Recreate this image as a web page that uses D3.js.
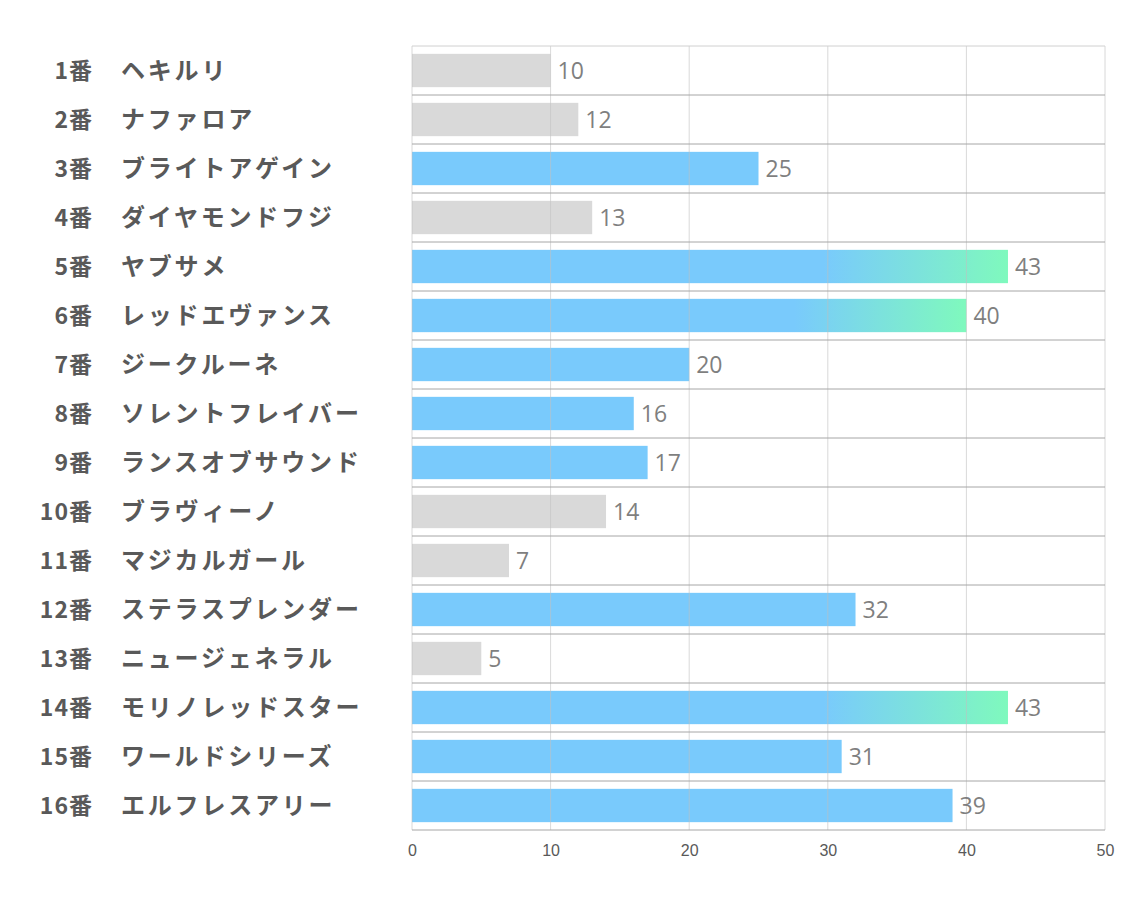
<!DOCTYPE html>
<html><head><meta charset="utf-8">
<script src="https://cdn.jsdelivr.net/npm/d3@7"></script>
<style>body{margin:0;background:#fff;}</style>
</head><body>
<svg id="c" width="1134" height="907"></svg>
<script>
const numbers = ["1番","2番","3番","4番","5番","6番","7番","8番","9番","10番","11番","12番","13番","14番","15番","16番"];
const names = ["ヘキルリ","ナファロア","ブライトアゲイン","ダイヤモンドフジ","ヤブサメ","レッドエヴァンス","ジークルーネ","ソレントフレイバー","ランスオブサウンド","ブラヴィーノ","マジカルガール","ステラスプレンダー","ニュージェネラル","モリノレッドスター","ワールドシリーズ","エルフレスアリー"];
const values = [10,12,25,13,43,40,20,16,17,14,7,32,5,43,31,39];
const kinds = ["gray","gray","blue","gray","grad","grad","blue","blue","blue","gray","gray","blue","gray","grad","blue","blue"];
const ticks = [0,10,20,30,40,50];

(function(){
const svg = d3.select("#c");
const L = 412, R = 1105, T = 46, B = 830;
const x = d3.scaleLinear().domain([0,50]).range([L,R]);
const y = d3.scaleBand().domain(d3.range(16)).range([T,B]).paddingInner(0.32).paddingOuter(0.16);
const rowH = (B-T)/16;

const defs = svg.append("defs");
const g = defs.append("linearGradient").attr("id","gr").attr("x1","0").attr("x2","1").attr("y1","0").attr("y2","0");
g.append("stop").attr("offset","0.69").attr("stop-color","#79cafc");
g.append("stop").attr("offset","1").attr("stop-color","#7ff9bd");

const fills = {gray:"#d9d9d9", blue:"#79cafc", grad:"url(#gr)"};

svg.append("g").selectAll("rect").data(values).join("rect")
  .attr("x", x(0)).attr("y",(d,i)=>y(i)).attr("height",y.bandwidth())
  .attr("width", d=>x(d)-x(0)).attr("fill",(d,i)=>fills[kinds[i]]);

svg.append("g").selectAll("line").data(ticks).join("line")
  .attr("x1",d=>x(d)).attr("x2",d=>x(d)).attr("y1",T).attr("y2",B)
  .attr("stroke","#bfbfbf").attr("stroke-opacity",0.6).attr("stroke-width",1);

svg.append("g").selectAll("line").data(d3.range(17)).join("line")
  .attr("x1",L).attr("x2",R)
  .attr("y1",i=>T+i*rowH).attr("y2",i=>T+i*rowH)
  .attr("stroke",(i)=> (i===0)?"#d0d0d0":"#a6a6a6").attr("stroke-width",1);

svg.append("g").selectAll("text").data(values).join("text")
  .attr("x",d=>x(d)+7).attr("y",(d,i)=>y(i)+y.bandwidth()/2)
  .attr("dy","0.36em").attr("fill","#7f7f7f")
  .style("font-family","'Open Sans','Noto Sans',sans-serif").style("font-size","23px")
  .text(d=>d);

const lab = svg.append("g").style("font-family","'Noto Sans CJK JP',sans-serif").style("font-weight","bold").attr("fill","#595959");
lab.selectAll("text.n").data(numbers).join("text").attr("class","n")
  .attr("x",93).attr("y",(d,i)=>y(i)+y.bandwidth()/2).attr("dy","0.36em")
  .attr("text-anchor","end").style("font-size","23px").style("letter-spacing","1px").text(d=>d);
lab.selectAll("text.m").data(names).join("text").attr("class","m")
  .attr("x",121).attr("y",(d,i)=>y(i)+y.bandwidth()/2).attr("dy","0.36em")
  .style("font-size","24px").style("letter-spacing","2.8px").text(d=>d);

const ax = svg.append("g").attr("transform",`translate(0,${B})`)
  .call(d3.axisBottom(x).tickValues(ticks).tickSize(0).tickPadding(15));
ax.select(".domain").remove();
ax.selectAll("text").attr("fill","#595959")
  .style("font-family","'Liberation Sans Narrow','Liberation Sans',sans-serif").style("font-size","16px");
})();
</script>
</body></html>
---
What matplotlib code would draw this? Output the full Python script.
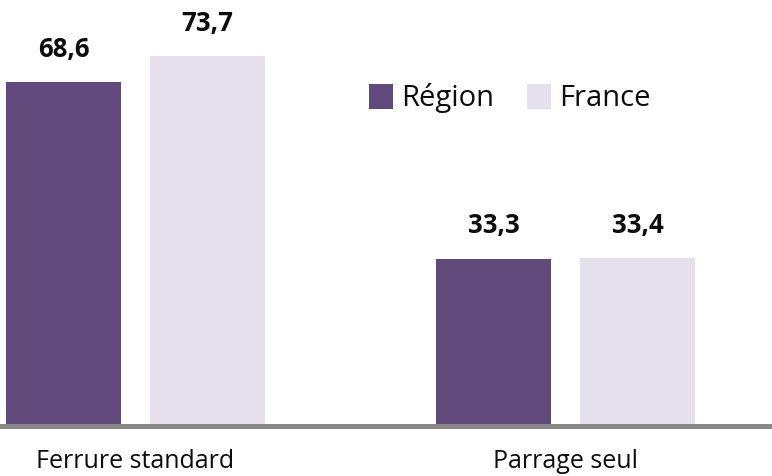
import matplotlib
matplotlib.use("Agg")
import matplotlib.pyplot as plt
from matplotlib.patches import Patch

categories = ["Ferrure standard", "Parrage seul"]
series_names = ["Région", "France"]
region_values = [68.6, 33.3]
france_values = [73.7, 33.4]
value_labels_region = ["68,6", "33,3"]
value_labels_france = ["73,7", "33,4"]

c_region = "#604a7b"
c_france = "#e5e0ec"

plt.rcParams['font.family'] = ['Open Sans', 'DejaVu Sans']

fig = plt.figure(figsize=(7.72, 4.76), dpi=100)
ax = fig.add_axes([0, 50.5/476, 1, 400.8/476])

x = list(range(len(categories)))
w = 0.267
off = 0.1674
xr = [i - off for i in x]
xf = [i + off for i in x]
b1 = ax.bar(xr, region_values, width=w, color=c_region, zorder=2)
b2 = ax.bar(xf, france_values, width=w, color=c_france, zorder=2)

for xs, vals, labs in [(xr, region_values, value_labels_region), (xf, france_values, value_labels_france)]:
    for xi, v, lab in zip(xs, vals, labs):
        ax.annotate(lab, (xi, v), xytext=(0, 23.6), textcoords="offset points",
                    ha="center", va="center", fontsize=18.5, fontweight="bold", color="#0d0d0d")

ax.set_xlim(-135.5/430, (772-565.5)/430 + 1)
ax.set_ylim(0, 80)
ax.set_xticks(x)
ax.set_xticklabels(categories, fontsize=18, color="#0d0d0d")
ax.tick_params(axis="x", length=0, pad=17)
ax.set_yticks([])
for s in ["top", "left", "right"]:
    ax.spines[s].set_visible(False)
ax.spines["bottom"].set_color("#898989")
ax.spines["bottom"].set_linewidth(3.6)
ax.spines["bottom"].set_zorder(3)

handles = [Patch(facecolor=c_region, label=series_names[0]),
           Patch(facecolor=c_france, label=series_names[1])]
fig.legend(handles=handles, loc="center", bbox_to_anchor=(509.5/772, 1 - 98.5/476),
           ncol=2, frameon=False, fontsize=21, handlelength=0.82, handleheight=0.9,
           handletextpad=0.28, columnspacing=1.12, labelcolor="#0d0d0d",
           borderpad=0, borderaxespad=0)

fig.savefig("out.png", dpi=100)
---
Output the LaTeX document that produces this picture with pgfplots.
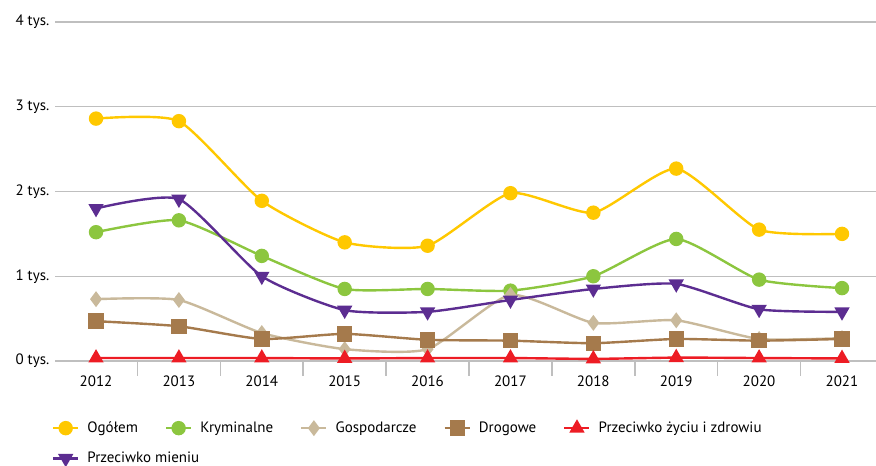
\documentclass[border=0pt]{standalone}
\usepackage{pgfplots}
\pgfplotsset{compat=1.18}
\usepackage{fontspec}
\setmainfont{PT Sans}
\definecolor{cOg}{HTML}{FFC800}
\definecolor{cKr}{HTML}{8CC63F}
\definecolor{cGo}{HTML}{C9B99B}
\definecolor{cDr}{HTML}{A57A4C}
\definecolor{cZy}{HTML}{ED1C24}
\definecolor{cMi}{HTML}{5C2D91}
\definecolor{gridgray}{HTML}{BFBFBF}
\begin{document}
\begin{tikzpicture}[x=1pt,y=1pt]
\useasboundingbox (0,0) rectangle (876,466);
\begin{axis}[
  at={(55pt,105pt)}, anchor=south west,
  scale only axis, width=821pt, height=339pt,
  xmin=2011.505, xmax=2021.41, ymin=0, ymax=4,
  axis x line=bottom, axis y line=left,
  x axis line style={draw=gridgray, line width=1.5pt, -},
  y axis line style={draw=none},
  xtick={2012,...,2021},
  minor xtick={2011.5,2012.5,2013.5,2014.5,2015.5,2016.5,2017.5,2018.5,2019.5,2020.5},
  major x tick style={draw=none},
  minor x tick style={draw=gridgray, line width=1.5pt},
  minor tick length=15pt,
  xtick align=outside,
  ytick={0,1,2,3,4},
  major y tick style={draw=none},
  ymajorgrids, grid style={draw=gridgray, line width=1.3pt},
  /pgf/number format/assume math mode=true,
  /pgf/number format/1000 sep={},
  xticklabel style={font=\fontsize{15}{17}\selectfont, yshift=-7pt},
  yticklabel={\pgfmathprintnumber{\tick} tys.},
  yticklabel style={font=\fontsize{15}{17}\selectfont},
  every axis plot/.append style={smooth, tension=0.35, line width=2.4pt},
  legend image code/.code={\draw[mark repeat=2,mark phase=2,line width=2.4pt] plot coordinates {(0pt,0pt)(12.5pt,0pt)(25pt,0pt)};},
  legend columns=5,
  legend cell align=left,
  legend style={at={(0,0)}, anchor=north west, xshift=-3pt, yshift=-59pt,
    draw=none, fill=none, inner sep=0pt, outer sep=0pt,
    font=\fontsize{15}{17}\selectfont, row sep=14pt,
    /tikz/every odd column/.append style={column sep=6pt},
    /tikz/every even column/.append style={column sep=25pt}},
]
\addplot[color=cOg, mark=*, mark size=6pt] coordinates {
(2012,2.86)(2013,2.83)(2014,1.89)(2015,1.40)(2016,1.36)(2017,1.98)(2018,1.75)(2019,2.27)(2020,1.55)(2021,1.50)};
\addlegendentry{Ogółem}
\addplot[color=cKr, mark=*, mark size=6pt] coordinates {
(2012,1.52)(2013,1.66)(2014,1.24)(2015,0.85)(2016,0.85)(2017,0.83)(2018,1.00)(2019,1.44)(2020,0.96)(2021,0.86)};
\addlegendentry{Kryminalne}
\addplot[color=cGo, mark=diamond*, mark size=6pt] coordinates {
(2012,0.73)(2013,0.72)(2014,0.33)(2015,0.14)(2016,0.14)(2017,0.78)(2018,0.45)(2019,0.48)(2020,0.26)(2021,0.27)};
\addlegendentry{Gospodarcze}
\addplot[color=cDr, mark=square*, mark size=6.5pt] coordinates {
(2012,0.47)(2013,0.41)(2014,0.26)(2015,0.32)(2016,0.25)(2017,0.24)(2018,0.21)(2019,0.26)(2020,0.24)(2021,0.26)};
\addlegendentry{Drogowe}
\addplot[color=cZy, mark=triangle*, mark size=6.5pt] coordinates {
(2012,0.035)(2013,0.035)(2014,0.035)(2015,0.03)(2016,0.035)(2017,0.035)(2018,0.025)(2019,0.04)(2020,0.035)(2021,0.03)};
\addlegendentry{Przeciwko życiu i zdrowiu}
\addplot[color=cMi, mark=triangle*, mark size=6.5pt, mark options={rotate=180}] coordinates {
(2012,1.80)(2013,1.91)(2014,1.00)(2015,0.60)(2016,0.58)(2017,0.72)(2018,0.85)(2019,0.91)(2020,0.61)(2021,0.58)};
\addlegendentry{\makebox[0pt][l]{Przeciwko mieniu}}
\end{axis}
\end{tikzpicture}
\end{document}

Goal | Scan the material above. Copy each line that holds the word "draw".

Full output |
What matplotlib code would draw this? Output the full Python script.
  x axis line style={draw=gridgray, line width=1.5pt, -},
  y axis line style={draw=none},
  major x tick style={draw=none},
  minor x tick style={draw=gridgray, line width=1.5pt},
  major y tick style={draw=none},
  ymajorgrids, grid style={draw=gridgray, line width=1.3pt},
  legend image code/.code={\draw[mark repeat=2,mark phase=2,line width=2.4pt] plot coordinates {(0pt,0pt)(12.5pt,0pt)(25pt,0pt)};},
    draw=none, fill=none, inner sep=0pt, outer sep=0pt,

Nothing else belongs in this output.